● Short exercise: Pictures are not part of the copy. Retype the lines from the first one through the line that contains "i_30 = [0, 0.085, 0.21, 0.31, 0.41, 0.5]".

════════════════

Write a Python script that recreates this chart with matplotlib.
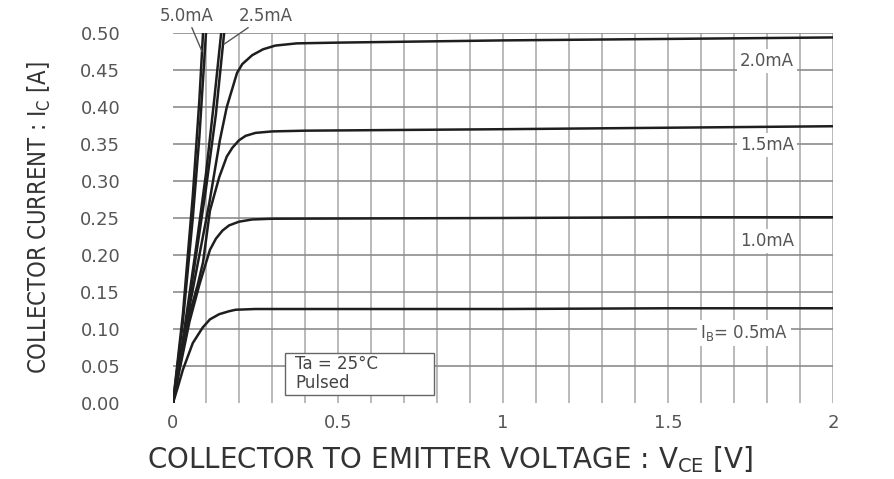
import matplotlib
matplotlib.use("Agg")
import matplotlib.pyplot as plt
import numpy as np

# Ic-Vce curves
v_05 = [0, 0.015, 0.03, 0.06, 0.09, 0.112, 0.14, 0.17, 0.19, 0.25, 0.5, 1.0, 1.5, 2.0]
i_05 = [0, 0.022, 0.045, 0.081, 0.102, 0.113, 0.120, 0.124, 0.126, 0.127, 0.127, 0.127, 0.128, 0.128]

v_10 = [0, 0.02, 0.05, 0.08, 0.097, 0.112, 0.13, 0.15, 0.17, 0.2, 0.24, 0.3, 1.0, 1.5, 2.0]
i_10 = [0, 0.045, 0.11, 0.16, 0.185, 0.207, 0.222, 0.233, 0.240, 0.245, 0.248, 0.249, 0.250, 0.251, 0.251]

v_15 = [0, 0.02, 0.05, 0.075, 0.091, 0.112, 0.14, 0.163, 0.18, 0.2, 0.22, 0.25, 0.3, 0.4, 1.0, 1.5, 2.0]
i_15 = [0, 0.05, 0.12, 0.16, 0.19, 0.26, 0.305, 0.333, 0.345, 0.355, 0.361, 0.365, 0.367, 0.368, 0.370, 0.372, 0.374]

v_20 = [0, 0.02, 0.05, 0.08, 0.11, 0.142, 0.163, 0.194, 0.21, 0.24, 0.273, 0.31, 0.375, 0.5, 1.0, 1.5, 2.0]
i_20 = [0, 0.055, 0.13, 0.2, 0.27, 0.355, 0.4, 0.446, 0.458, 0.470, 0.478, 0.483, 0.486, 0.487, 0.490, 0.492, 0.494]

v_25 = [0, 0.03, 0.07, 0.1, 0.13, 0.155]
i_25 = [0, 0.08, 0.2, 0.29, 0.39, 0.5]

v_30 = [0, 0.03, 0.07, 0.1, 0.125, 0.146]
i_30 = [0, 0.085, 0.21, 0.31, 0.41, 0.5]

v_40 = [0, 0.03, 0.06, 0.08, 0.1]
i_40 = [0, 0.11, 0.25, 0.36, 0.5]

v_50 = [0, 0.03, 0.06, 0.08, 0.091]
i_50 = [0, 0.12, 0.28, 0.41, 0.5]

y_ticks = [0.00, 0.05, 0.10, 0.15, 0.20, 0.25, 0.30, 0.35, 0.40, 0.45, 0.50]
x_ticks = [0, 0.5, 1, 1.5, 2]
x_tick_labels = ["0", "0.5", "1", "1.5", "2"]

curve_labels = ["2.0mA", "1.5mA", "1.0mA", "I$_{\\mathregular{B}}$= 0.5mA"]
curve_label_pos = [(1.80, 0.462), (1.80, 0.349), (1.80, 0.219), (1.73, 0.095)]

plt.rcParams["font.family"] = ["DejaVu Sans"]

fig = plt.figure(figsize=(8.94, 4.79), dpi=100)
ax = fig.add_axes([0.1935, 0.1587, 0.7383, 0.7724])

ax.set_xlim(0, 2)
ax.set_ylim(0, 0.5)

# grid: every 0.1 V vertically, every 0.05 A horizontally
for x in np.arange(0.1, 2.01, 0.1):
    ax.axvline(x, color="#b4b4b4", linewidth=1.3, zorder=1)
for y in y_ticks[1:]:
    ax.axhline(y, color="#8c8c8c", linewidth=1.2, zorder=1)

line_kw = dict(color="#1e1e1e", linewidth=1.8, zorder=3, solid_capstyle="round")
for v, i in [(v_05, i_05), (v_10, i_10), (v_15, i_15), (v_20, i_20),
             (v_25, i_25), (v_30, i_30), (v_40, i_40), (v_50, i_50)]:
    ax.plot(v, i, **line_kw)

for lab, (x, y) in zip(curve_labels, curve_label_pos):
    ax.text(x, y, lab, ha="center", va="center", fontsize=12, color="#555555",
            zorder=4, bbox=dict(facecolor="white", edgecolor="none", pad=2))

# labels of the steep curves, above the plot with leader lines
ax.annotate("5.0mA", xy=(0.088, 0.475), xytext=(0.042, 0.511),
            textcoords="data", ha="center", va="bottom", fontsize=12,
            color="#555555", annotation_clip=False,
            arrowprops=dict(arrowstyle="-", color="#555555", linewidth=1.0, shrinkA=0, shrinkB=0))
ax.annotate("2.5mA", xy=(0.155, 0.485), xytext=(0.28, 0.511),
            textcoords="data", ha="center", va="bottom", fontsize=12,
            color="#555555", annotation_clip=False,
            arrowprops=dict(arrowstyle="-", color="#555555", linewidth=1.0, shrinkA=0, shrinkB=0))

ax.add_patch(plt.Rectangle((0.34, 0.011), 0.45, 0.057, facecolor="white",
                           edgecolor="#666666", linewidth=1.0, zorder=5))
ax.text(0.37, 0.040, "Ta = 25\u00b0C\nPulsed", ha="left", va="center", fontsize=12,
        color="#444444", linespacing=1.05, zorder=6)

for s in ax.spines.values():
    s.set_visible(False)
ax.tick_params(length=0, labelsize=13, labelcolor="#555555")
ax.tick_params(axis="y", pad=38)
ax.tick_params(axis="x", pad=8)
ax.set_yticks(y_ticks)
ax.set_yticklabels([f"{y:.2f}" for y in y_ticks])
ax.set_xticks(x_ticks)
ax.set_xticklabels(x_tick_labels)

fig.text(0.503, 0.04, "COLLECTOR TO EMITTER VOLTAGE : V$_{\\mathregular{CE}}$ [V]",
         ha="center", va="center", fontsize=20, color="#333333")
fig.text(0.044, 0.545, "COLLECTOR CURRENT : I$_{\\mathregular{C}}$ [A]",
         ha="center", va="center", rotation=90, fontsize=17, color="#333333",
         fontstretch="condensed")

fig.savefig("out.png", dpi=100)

════════════════

● Task solution:
Write a Python script that recreates this chart with matplotlib.
import matplotlib
matplotlib.use("Agg")
import matplotlib.pyplot as plt
import numpy as np

# Ic-Vce curves
v_05 = [0, 0.015, 0.03, 0.06, 0.09, 0.112, 0.14, 0.17, 0.19, 0.25, 0.5, 1.0, 1.5, 2.0]
i_05 = [0, 0.022, 0.045, 0.081, 0.102, 0.113, 0.120, 0.124, 0.126, 0.127, 0.127, 0.127, 0.128, 0.128]

v_10 = [0, 0.02, 0.05, 0.08, 0.097, 0.112, 0.13, 0.15, 0.17, 0.2, 0.24, 0.3, 1.0, 1.5, 2.0]
i_10 = [0, 0.045, 0.11, 0.16, 0.185, 0.207, 0.222, 0.233, 0.240, 0.245, 0.248, 0.249, 0.250, 0.251, 0.251]

v_15 = [0, 0.02, 0.05, 0.075, 0.091, 0.112, 0.14, 0.163, 0.18, 0.2, 0.22, 0.25, 0.3, 0.4, 1.0, 1.5, 2.0]
i_15 = [0, 0.05, 0.12, 0.16, 0.19, 0.26, 0.305, 0.333, 0.345, 0.355, 0.361, 0.365, 0.367, 0.368, 0.370, 0.372, 0.374]

v_20 = [0, 0.02, 0.05, 0.08, 0.11, 0.142, 0.163, 0.194, 0.21, 0.24, 0.273, 0.31, 0.375, 0.5, 1.0, 1.5, 2.0]
i_20 = [0, 0.055, 0.13, 0.2, 0.27, 0.355, 0.4, 0.446, 0.458, 0.470, 0.478, 0.483, 0.486, 0.487, 0.490, 0.492, 0.494]

v_25 = [0, 0.03, 0.07, 0.1, 0.13, 0.155]
i_25 = [0, 0.08, 0.2, 0.29, 0.39, 0.5]

v_30 = [0, 0.03, 0.07, 0.1, 0.125, 0.146]
i_30 = [0, 0.085, 0.21, 0.31, 0.41, 0.5]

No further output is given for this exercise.